Au delà de l'effroi, de la tristesse qui nous accable tous, ses collègues, ses amis, ses camarades syndicalistes (et parfois les trois ensemble), notre coeur est désormais rempli d'une rage sans borne et d'une colère infinie.

Il n'est plus l'heure des regrets et des lamentations.

Après avoir sondé mon coeur et mon âme, je penses que Romain m'aurait autorisé à diffuser publiquement nos échanges, et sa détresse.

 

Voici ce que Romain me disait en septembre :

> Message du 14/09/11 11:29
> De : "Romain LECOUSTRE"
> Objet : amitié

> Salut Emile,

Je viens de lire ta lettre. Cela me touche beaucoup puisque, à vrai dire, on se croisait souvent mais on ne se connaissait pas vraiment...c'est drôle...

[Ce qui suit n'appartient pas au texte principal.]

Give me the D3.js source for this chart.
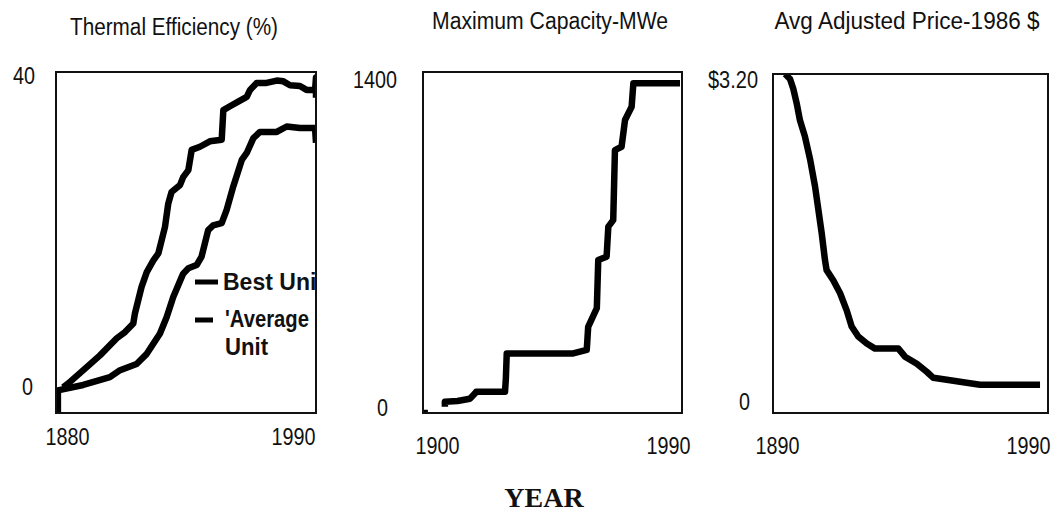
<!DOCTYPE html>
<html>
<head>
<meta charset="utf-8">
<script src="https://cdn.jsdelivr.net/npm/d3@7"></script>
<style>
  body { margin: 0; background: #fff; }
  svg { display: block; }
  .lbl { font-family: "Liberation Sans", Arial, sans-serif; fill: #111; }
  .leg { font-family: "Liberation Sans", Arial, sans-serif; font-weight: bold; fill: #111; }
</style>
</head>
<body>
<div id="chart"></div>
<script>
// data: [year, value]
var titles = ["Thermal Efficiency (%)", "Maximum Capacity-MWe", "Avg Adjusted Price-1986 $"];

var effTicksX = [1880, 1990];
var effTicksY = [0, 40];
var capTicksX = [1900, 1990];
var capTicksY = [0, 1400];
var priceTicksX = [1890, 1990];
var priceTicksY = [0, 3.2];

var bestUnit = [
  [1883, 0.0], [1885.2, 0.5], [1893, 2.6], [1898.6, 4.1], [1905.7, 6.3], [1909.2, 7.1],
  [1912.7, 8.2], [1913.4, 9.5], [1914.8, 11.2], [1916.2, 12.9], [1918.4, 14.8],
  [1921.2, 16.3], [1923.3, 17.2], [1924.7, 18.9], [1926.1, 20.6], [1927.5, 23.6],
  [1928.9, 25.1], [1932.5, 26.0], [1933.8, 27.0], [1936, 27.9], [1937.4, 30.5],
  [1940.9, 30.9], [1945.1, 31.6], [1950.1, 31.8], [1950.8, 35.6], [1953.6, 36.1],
  [1957.1, 36.7], [1960.7, 37.3], [1962.1, 38.2], [1964.9, 39.1], [1969.1, 39.1],
  [1973.4, 39.4], [1976.2, 39.3], [1979, 38.8], [1983.2, 38.7], [1986, 38.2],
  [1989.6, 38.2], [1990, 39.8], [1990, 37.2]
];

var averageUnit = [
  [1880.8, -3.3], [1880.8, -0.4], [1891.5, 0.3], [1902.8, 1.3], [1907.1, 2.2],
  [1914.1, 3.0], [1918.4, 4.3], [1924, 6.9], [1926.8, 9.0], [1929.6, 11.6],
  [1933.8, 14.6], [1936, 15.3], [1939.5, 15.7], [1941.6, 16.8], [1944.4, 20.2],
  [1946.5, 20.8], [1950.1, 21.1], [1952.2, 22.8], [1955, 25.8], [1958.6, 29.2],
  [1960.7, 30.1], [1963.5, 32.0], [1966.3, 32.8], [1973.4, 32.8], [1977.6, 33.5],
  [1983.2, 33.3], [1989.6, 33.3], [1990, 31.4]
];

var maxCapacity = [
  [1900, -21], [1901.7, -21], null,
  [1907.6, 6], [1907.6, 27], [1912, 30], [1916.3, 40], [1918.1, 63], [1918.5, 70],
  [1928.5, 70], [1928.8, 127], [1929.1, 233], [1952.2, 233], [1956.9, 248],
  [1957.4, 347], [1960.4, 426], [1960.9, 632], [1963.8, 646], [1964.4, 774],
  [1966.1, 802], [1966.7, 1101], [1969, 1115], [1970.2, 1229], [1972.5, 1286],
  [1973.1, 1386], [1989.3, 1386]
];

var avgPrice = [
  [1894.4, 3.26], [1896.2, 3.21], [1897.4, 3.11], [1898.6, 2.97], [1899.8, 2.80],
  [1901.6, 2.64], [1903.5, 2.41], [1905.3, 2.14], [1906.5, 1.91], [1907.7, 1.68],
  [1908.9, 1.41], [1909.5, 1.31], [1911.9, 1.21], [1914.4, 1.08], [1916.8, 0.91],
  [1918.6, 0.75], [1921, 0.65], [1924.1, 0.58], [1927.1, 0.53], [1935.6, 0.53],
  [1938, 0.45], [1942.3, 0.38], [1945.9, 0.30], [1948.3, 0.24], [1953.2, 0.22],
  [1960.4, 0.19], [1965.3, 0.17], [1987.1, 0.17]
];

var legendLabels = ["Best Unit", "'Average", "Unit"];

var svgWidth = 1057;
var svgHeight = 512;

var svg = d3.select("#chart")
  .append("svg")
  .attr("width", svgWidth)
  .attr("height", svgHeight);

// squeeze a label to the narrow width of the old screen font
function narrow(sel, perChar) {
  sel.attr("textLength", function() {
    var t = this.textContent;
    return t.length * perChar - (t.indexOf(".") >= 0 ? 5 : 0);
  }).attr("lengthAdjust", "spacingAndGlyphs");
}

// panel boxes and label offsets
var panels = [
  { left: 56, right: 316, top: 72, bottom: 413, xDomain: [1880, 1990], yDomain: [-3.3, 40.5],
    ticksX: effTicksX, ticksY: effTicksY, series: [bestUnit, averageUnit],
    titleX: 174, titleY: 27, titleW: 208, yPad: 21, zeroDx: -2,
    firstDx: -11, lastDx: -1, xLabelY: 437, fmt: d3.format("d") },
  { left: 423, right: 682, top: 72, bottom: 413, xDomain: [1900, 1990], yDomain: [-21, 1434],
    ticksX: capTicksX, ticksY: capTicksY, series: [maxCapacity],
    titleX: 550, titleY: 21, titleW: 236, yPad: 26, zeroDx: -9,
    firstDx: -8, lastDx: 8, xLabelY: 446, fmt: d3.format("d") },
  { left: 773, right: 1048, top: 74, bottom: 413, xDomain: [1890, 1990], yDomain: [-0.11, 3.26],
    ticksX: priceTicksX, ticksY: priceTicksY, series: [avgPrice],
    titleX: 907, titleY: 21, titleW: 265, yPad: 15, zeroDx: -8,
    firstDx: -18, lastDx: 2, xLabelY: 446, fmt: function(d) { return d === 0 ? "0" : "$" + d.toFixed(2); } }
];

panels.forEach(function(p, i) {
  var x = d3.scaleLinear().domain(p.xDomain).range([p.left, p.right]);
  var y = d3.scaleLinear().domain(p.yDomain).range([p.bottom, p.top]);

  svg.append("clipPath")
    .attr("id", "clip" + i)
    .append("rect")
    .attr("x", p.left).attr("y", p.top)
    .attr("width", p.right - p.left).attr("height", p.bottom - p.top);

  // title
  svg.append("text")
    .attr("class", "lbl")
    .attr("x", p.titleX)
    .attr("y", p.titleY)
    .attr("dy", "0.35em")
    .attr("text-anchor", "middle")
    .attr("font-size", "23px")
    .attr("textLength", p.titleW)
    .attr("lengthAdjust", "spacingAndGlyphs")
    .text(titles[i]);

  // lines
  var line = d3.line()
    .defined(function(d) { return d !== null; })
    .x(function(d) { return x(d[0]); })
    .y(function(d) { return y(d[1]); });

  var plot = svg.append("g").attr("clip-path", "url(#clip" + i + ")");
  p.series.forEach(function(s) {
    plot.append("path")
      .datum(s)
      .attr("d", line)
      .attr("fill", "none")
      .attr("stroke", "#000")
      .attr("stroke-width", 6.5)
      .attr("stroke-linejoin", "round");
  });

  // box
  svg.append("rect")
    .attr("x", p.left).attr("y", p.top)
    .attr("width", p.right - p.left).attr("height", p.bottom - p.top)
    .attr("fill", "none")
    .attr("stroke", "#111")
    .attr("stroke-width", 2);

  // y axis
  var yAxis = svg.append("g")
    .attr("transform", "translate(" + p.left + ",0)")
    .call(d3.axisLeft(y).tickValues(p.ticksY).tickSize(0).tickPadding(p.yPad).tickFormat(p.fmt));
  yAxis.select(".domain").remove();
  yAxis.selectAll("text")
    .attr("class", "lbl")
    .attr("font-size", "23px")
    .attr("fill", "#111")
    .attr("dx", function(d) { return d === 0 ? p.zeroDx : 0; })
    .call(narrow, 11);

  // x axis
  var xAxis = svg.append("g")
    .attr("transform", "translate(0," + p.xLabelY + ")")
    .call(d3.axisBottom(x).tickValues(p.ticksX).tickSize(0).tickFormat(d3.format("d")));
  xAxis.select(".domain").remove();
  xAxis.selectAll("text")
    .attr("class", "lbl")
    .attr("font-size", "23px")
    .attr("fill", "#111")
    .attr("y", 0)
    .attr("dy", "0.35em")
    .attr("text-anchor", function(d, j) { return j === 0 ? "start" : "end"; })
    .attr("dx", function(d, j) { return j === 0 ? p.firstDx : p.lastDx; })
    .call(narrow, 11);
});

// legend inside the first panel, clipped by its box
var legend = svg.append("g").attr("clip-path", "url(#clip0)");
legend.append("line")
  .attr("x1", 195).attr("x2", 218).attr("y1", 282).attr("y2", 282)
  .attr("stroke", "#000").attr("stroke-width", 5);
legend.append("line")
  .attr("x1", 195).attr("x2", 213).attr("y1", 320).attr("y2", 320)
  .attr("stroke", "#000").attr("stroke-width", 5);
legend.selectAll("text.leg")
  .data(legendLabels)
  .enter()
  .append("text")
  .attr("class", "leg")
  .attr("x", function(d, j) { return j === 0 ? 223 : 225; })
  .attr("y", function(d, j) { return [282, 319, 347][j]; })
  .attr("dy", "0.35em")
  .attr("font-size", "23px")
  .attr("textLength", function(d, j) { return [101, 84, 43][j]; })
  .attr("lengthAdjust", "spacingAndGlyphs")
  .text(function(d) { return d; });

svg.append("text")
  .attr("x", 544)
  .attr("y", 497)
  .attr("dy", "0.35em")
  .attr("text-anchor", "middle")
  .attr("font-family", "'Liberation Serif', 'Times New Roman', serif")
  .attr("font-weight", "bold")
  .attr("font-size", "28px")
  .attr("fill", "#111")
  .text("YEAR");
</script>
</body>
</html>
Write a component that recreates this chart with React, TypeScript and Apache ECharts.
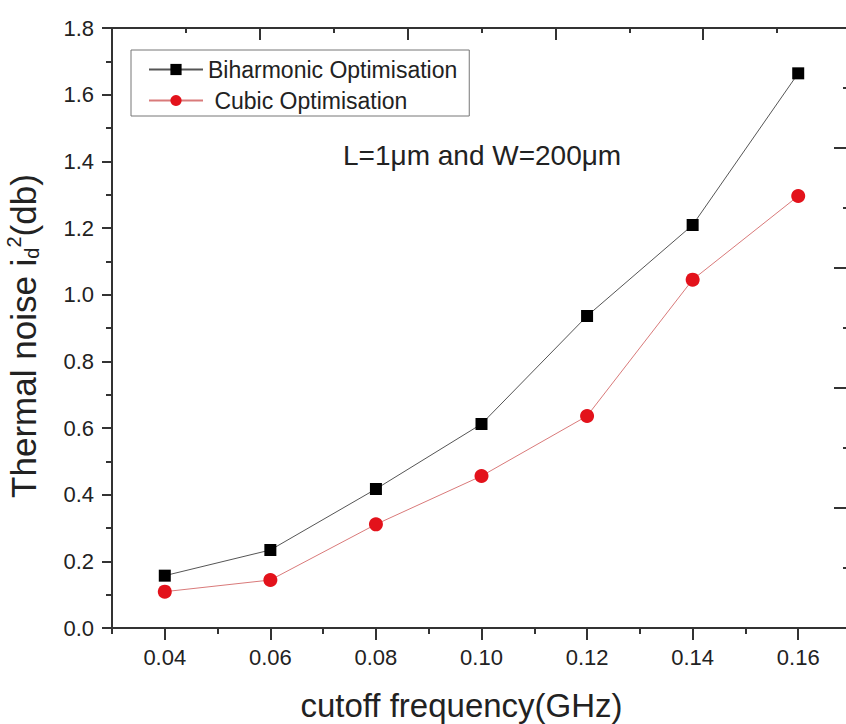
import React, { useEffect, useRef } from "react";
import * as echarts from "echarts";

const xValues = [0.04, 0.06, 0.08, 0.1, 0.12, 0.14, 0.16];
const biharmonic = [0.157, 0.234, 0.417, 0.612, 0.936, 1.209, 1.664];
const cubic = [0.109, 0.144, 0.311, 0.456, 0.636, 1.045, 1.296];
const xTickLabels = [0.04, 0.06, 0.08, 0.1, 0.12, 0.14, 0.16];
const xMinorTicks = [0.03, 0.05, 0.07, 0.09, 0.11, 0.13, 0.15, 0.17];
const frameMajorTicks = [0, 2, 4, 6, 8, 10];
const frameMinorTicks = [1, 3, 5, 7, 9];
const seriesNames = ["Biharmonic Optimisation", "Cubic Optimisation"];

const FONT = '"Liberation Sans", Arial, sans-serif';
const AXIS = "#333";
const TEXT = "#222";

export default function App() {
  const ref = useRef<HTMLDivElement>(null);
  useEffect(() => {
    document.body.style.margin = "0";
    const chart = echarts.init(ref.current!, null, { renderer: "svg" });
    const axisLine = { show: true, onZero: false, lineStyle: { color: AXIS, width: 2 } };
    const tickStyle = { color: AXIS, width: 2 };
    const gridRect = { left: 112, top: 28, width: 739, height: 600, containLabel: false, outerBoundsMode: "none" };
    const topStrip = { left: 112, top: 27, width: 739, height: 1, containLabel: false, outerBoundsMode: "none" };
    const tickOnlyX = (gridIndex: number, min: number, max: number, values: number[], length: number) => ({
      type: "value",
      gridIndex,
      position: "bottom",
      min,
      max,
      axisLine: { show: true, onZero: false, lineStyle: { color: AXIS, width: 2 } },
      axisTick: { show: true, length, customValues: values, lineStyle: tickStyle },
      axisLabel: { show: false, customValues: values },
      splitLine: { show: false },
    });
    const hiddenY = (gridIndex: number) => ({ type: "value", gridIndex, min: 0, max: 1, show: false });
    chart.setOption({
      animation: false,
      backgroundColor: "#fff",
      textStyle: { fontFamily: FONT },
      grid: [gridRect, { ...gridRect }, topStrip, { ...topStrip }],
      legend: {
        orient: "vertical",
        left: 131,
        top: 50,
        padding: [8, 12, 4, 17],
        itemGap: 8,
        itemWidth: 54,
        itemHeight: 14,
        backgroundColor: "#fff",
        borderColor: "#777",
        borderWidth: 1,
        textStyle: { fontSize: 23, color: TEXT, fontFamily: FONT },
        formatter: (n: string) => (n === seriesNames[1] ? " " + n : n),
        data: seriesNames,
      },
      xAxis: [
        {
          type: "value",
          gridIndex: 0,
          position: "bottom",
          min: 0.03,
          max: 0.17,
          axisLine,
          axisTick: { show: true, length: 12, customValues: xTickLabels, lineStyle: tickStyle },
          axisLabel: {
            customValues: xTickLabels,
            formatter: (v: number) => v.toFixed(2),
            fontSize: 22,
            color: TEXT,
            margin: 18,
            fontFamily: FONT,
          },
          splitLine: { show: false },
          name: "cutoff frequency(GHz)",
          nameLocation: "middle",
          nameGap: 61,
          nameTextStyle: { fontSize: 33, color: TEXT, fontFamily: FONT, padding: [0, 40, 0, 0] },
        },
        tickOnlyX(1, 0.03, 0.17, xMinorTicks, 6),
        tickOnlyX(2, 0, 10, frameMajorTicks, 12),
        tickOnlyX(3, 0, 10, frameMinorTicks, 5),
      ],
      yAxis: [
        {
          type: "value",
          gridIndex: 0,
          position: "left",
          min: 0,
          max: 1.8,
          interval: 0.2,
          axisLine,
          axisTick: { show: true, length: 10, lineStyle: tickStyle },
          minorTick: { show: true, splitNumber: 2, length: 6, lineStyle: tickStyle },
          axisLabel: {
            formatter: (v: number) => v.toFixed(1),
            fontSize: 22,
            color: TEXT,
            margin: 18,
            fontFamily: FONT,
          },
          splitLine: { show: false },
          name: "Thermal noise i{sub|d}{sup|2}(db)",
          nameLocation: "middle",
          nameRotate: 90,
          nameGap: 70,
          nameTextStyle: {
            fontSize: 35,
            lineHeight: 38,
            color: TEXT,
            fontFamily: FONT,
            padding: [0, 16, 0, 0],
            rich: {
              sub: { fontSize: 20, lineHeight: 19, verticalAlign: "bottom", color: TEXT, fontFamily: FONT },
              sup: { fontSize: 20, lineHeight: 19, verticalAlign: "top", color: TEXT, fontFamily: FONT },
            },
          },
        },
        {
          type: "value",
          gridIndex: 0,
          position: "right",
          min: 0,
          max: 10,
          interval: 2,
          axisLine,
          axisTick: { show: true, inside: true, length: 17, lineStyle: tickStyle },
          minorTick: { show: true, splitNumber: 2, length: 8, lineStyle: tickStyle },
          axisLabel: { show: false },
          splitLine: { show: false },
        },
        hiddenY(1),
        hiddenY(2),
        hiddenY(3),
      ],
      graphic: [
        {
          type: "text",
          left: 343,
          top: 141,
          style: { text: "L=1μm and W=200μm", font: `28px ${FONT}`, fill: TEXT },
        },
      ],
      series: [
        {
          name: seriesNames[0],
          type: "line",
          xAxisIndex: 0,
          yAxisIndex: 0,
          data: xValues.map((x, i) => [x, biharmonic[i]]),
          symbol: "rect",
          symbolSize: 12,
          itemStyle: { color: "#000" },
          lineStyle: { color: "#555", width: 1 },
        },
        {
          name: seriesNames[1],
          type: "line",
          xAxisIndex: 0,
          yAxisIndex: 0,
          data: xValues.map((x, i) => [x, cubic[i]]),
          symbol: "circle",
          symbolSize: 14,
          itemStyle: { color: "#e3121b" },
          lineStyle: { color: "#d97a7a", width: 1 },
        },
      ],
    });
    return () => chart.dispose();
  }, []);
  return <div ref={ref} style={{ width: 846, height: 724 }} />;
}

Je suis de ces mecs qui peuvent faire preuve de beaucoup de force et d'énergie quand il s'agit de se battre ou d'affirmer ses idées, mais je viens de découvrir, depuis que je suis à la DD d'Arras, officieusement en juin 2009 et officiellement en mars 2010 que je peux également craquer avec beaucoup de violence aussi...

Violence que j'ai ressentie dans ces locaux où je souhaitais juste pouvoir faire mon métier : défendre les salariés et appliquer le droit du travail et défendre mes opinions. Mais tout est parti en couille. Tu sais déjà quand je suis arrivé à Arras en juin 2009 Pierre m'avait averti : reste pas plus que 2 ans car tu vas devenir fou...Cette phrase m'a fait beaucoup rire à l'époque.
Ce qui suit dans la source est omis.